Since South Sudan seceded, [Sudanese President Omar al-]Bashir’s regime has reignited the war in Darfur and is dropping bombs on restive populations in Blue Nile state and the Nuba Mountains. It is stoking potential war with South Sudan and is using excessive force against urban protesters; 2,000 people are now under arrest.
As Sudanese refugees pour into neighboring countries and new reports of thousands of unaccompanied minors — another generation of “lost boys” and “lost girls” — keep Sudan’s suffering on the radar, it’s time to ask what to do about the Bashir government.

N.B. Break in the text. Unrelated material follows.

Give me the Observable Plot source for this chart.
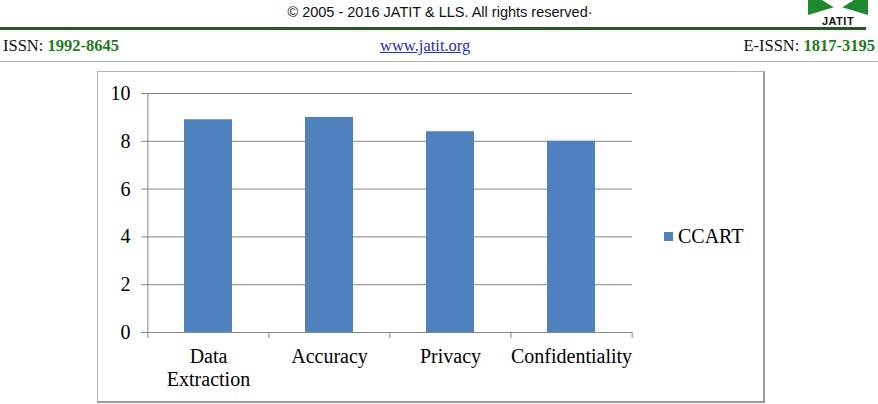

Small Arab Spring-like protests began surfacing in Sudan in June which were set off by student objections to austerity measures imposed by the government. However, the movement quickly waned as security forces violently suppressed the movement. Just this week, a local activist group said Sudanese security forces killed 12 protesters demonstrating against high prices and yesterday, police used tear gas and batons to stop protests in Darfur’s biggest city Nyala against the government and its austerity program.

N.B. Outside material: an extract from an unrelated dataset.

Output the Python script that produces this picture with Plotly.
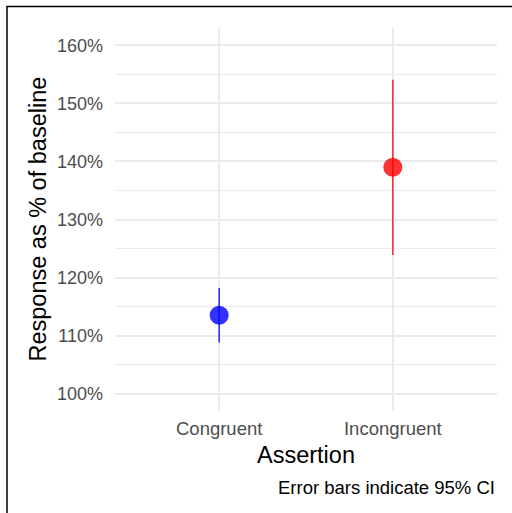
import plotly.graph_objects as go

categories = ["Congruent", "Incongruent"]
means = [113.5, 139.0]
lower = [108.8, 123.9]
upper = [118.2, 154.1]
colors = ["rgba(0,0,255,0.8)", "rgba(255,0,0,0.8)"]
y_ticks = [100, 110, 120, 130, 140, 150, 160]
y_tick_labels = [f"{v}%" for v in y_ticks]

W, H = 512, 513
L, R, T, B = 115, 15, 28, 102
pw, ph = W - L - R, H - T - B

def px_x(p):
    return (p - L) / pw

def px_y(p):
    return (H - B - p) / ph

fig = go.Figure()
xs = list(range(1, len(categories) + 1))
for i, cat in enumerate(categories):
    fig.add_trace(go.Scatter(
        x=[xs[i]], y=[means[i]], mode="markers",
        marker=dict(size=19, color=colors[i], line=dict(width=0)),
        error_y=dict(type="data", symmetric=False,
                     array=[upper[i] - means[i]], arrayminus=[means[i] - lower[i]],
                     color=colors[i], thickness=1.6, width=0),
        showlegend=False, name=cat,
    ))

font = "Liberation Sans, Arial, sans-serif"
fig.update_layout(
    width=W, height=H,
    margin=dict(l=L, r=R, t=T, b=B),
    paper_bgcolor="white", plot_bgcolor="white",
    font=dict(family=font),
    xaxis=dict(range=[0.4, 2.6], tickvals=xs, ticktext=categories,
               showgrid=True, gridcolor="#EBEBEB", gridwidth=2,
               zeroline=False, showline=False, ticks="",
               tickfont=dict(size=18.5, color="#4D4D4D"), ticklabelstandoff=4),
    yaxis=dict(range=[97, 163], tickvals=y_ticks, ticktext=y_tick_labels,
               showgrid=True, gridcolor="#EBEBEB", gridwidth=2,
               zeroline=False, showline=False, ticks="",
               minor=dict(tickvals=[105, 115, 125, 135, 145, 155], showgrid=True,
                          gridcolor="#EBEBEB", gridwidth=1.2),
               tickfont=dict(size=18, color="#4D4D4D"), ticklabelstandoff=11),
)

fig.add_annotation(text="Response as % of baseline", xref="paper", yref="paper",
                   x=px_x(37), y=px_y(219.5), textangle=-90, showarrow=False,
                   xanchor="center", yanchor="middle",
                   font=dict(size=23.5, color="black", family=font))
fig.add_annotation(text="Assertion", xref="paper", yref="paper",
                   x=px_x(306), y=px_y(455), showarrow=False,
                   xanchor="center", yanchor="middle",
                   font=dict(size=23.5, color="black", family=font))
fig.add_annotation(text="Error bars indicate 95% CI", xref="paper", yref="paper",
                   x=px_x(497), y=px_y(487), showarrow=False,
                   xanchor="right", yanchor="middle",
                   font=dict(size=18.5, color="black", family=font))

fig.add_shape(type="rect", xref="paper", yref="paper",
              x0=px_x(7), x1=px_x(530), y0=px_y(530), y1=px_y(6.5),
              line=dict(color="black", width=1.5), fillcolor="rgba(0,0,0,0)",
              layer="above")

fig.write_html("out.html", config={"displayModeBar": False},
               post_script="document.body.style.margin='0';")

Prendergast and Eggers write that “it’s time for the United States and others to take a stand with those protesting and fighting — and dying — for democracy in Sudan”:
This support can take many forms, including rapid and substantial support to the Sudanese opposition and civil society, which are working assiduously for real democratic transformation. Washington and others should also work within and outside the U.N. Security Council to create a meaningful consequence for Khartoum’s aerial bombing and humanitarian aid blockade.
“If change can be achieved in Sudan, the country could become a catalyst for peace in the region,” they write, “rather than the engine of war and terror it has been for nearly a quarter-century.”